Begin DATA BLOCK

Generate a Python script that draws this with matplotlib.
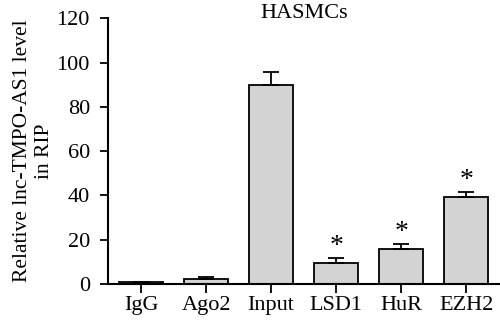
import matplotlib
matplotlib.use('Agg')
import matplotlib.pyplot as plt

categories = ['IgG', 'Ago2', 'Input', 'LSD1', 'HuR', 'EZH2']
values = [0.9, 2.1, 90.0, 9.6, 15.9, 39.4]
errors = [0.2, 1.2, 5.6, 2.3, 2.1, 2.0]
stars = ['', '', '', '*', '*', '*']

plt.rcParams['font.family'] = ['Liberation Serif', 'DejaVu Serif']

fig = plt.figure(figsize=(5, 3.24), dpi=100)
ax = fig.add_axes([0.216, 0.1235, 0.784, 0.82])

x = list(range(len(categories)))
ax.bar(x, values, width=0.68, color='#d3d3d3', edgecolor='black', linewidth=1.3, zorder=2)
ax.errorbar(x, values, yerr=[[0]*len(errors), errors], fmt='none', ecolor='black',
            elinewidth=1.3, capsize=6, capthick=1.3, zorder=3)
for xi, v, e, s in zip(x, values, errors, stars):
    if s:
        ax.text(xi, v + e - 0.5, s, ha='center', va='bottom', fontsize=20)

ax.set_xlim(-0.51, 5.52)
ax.set_ylim(0, 120)
ax.set_yticks([0, 20, 40, 60, 80, 100, 120])
ax.set_xticks(x)
ax.set_xticklabels(categories)
ax.tick_params(axis='both', labelsize=16, width=1.3, length=6, direction='out')
ax.tick_params(axis='x', length=6.5, pad=2)
ax.tick_params(axis='y', pad=7)
for side in ['top', 'right']:
    ax.spines[side].set_visible(False)
for side in ['left', 'bottom']:
    ax.spines[side].set_linewidth(1.5)
ax.set_ylabel('Relative lnc-TMPO-AS1 level\nin RIP', fontsize=15.5, linespacing=1.2, labelpad=2)
ax.text(0.5, 1.0, 'HASMCs', transform=ax.transAxes, ha='center', va='baseline', fontsize=16)

fig.savefig('out.png', dpi=100)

End DATA BLOCK

EXERCISE REQUIREMENTS
Gather and return every line that holds the string "matplotlib".

EXERCISE RESULT
Generate a Python script that draws this with matplotlib.
import matplotlib
matplotlib.use('Agg')
import matplotlib.pyplot as plt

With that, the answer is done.